4. Checks and Takeoff

Usual cockpit inspections and pre-flight checks can be done while taxiing. The pilot will also follow the flight director meticulously to ensure proper spotting on the catapult. When they are ready, the steam produced by the ship’s reactor fills the catapult’s cylinder enough to launch the plane from 0 to 165 mph in 2 seconds.
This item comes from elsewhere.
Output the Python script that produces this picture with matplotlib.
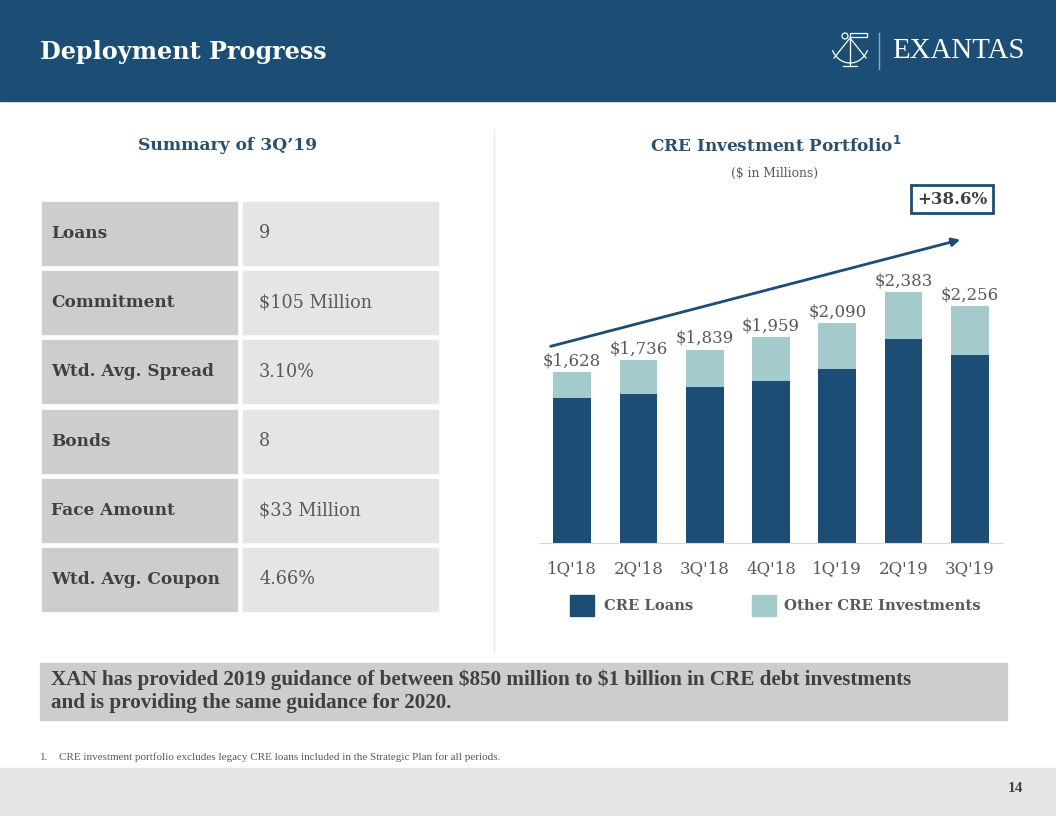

5. Paperwork, Paperwork, Paperwork

If they’re not performing drills or flying their planes, pilots aren’t safe from filing paperwork. Depending on their location, they could only hope to fly once or twice a day – sometimes even none. So on some days, they are doing paperwork and catching up on certain duties.

6. Impromptu Airshows

When distinguished guests are on the carrier, some pilots will be ordered to perform an impromptu airshow. Don’t expect anything extravagant though! It’s hard enough to take off and land on carriers so these pilots aren’t at their fullest capabilities. 

7. Combat Exercises

Soldiers always need to be prepared for combat and pilots are no exception. In some military exercises, they are put in different scenarios to simulate battle conditions. These exercises can range from scrambling, to fast-roping exercises out of a Sikorsky Seahawk. 

8. FOD Walks

An example of a routine drill that everybody in the carrier does is the Foreign Object Debris (FOD) walk. In this drill, the crew is assigned in groups and ordered to walk all over the runway in search of debris. The goal of this is to collect FOD materials while simultaneously raising awareness of the different types of FODs.

9. General Quarter Drills

Everyone has a part to play when it comes to emergency situations, that’s why routine training exercises are done on board the ship. All sailors are expected to know how to handle hoses for fire emergencies and how to perform first aid.

10. Swim Calls

Working on a carrier can be taxing and stressful with downtime being scarce. If the stars aligned, the crew is allowed to swim near the vessel. This military tradition allows them to enjoy the vast ocean while some have the arduous task of looking out for sharks.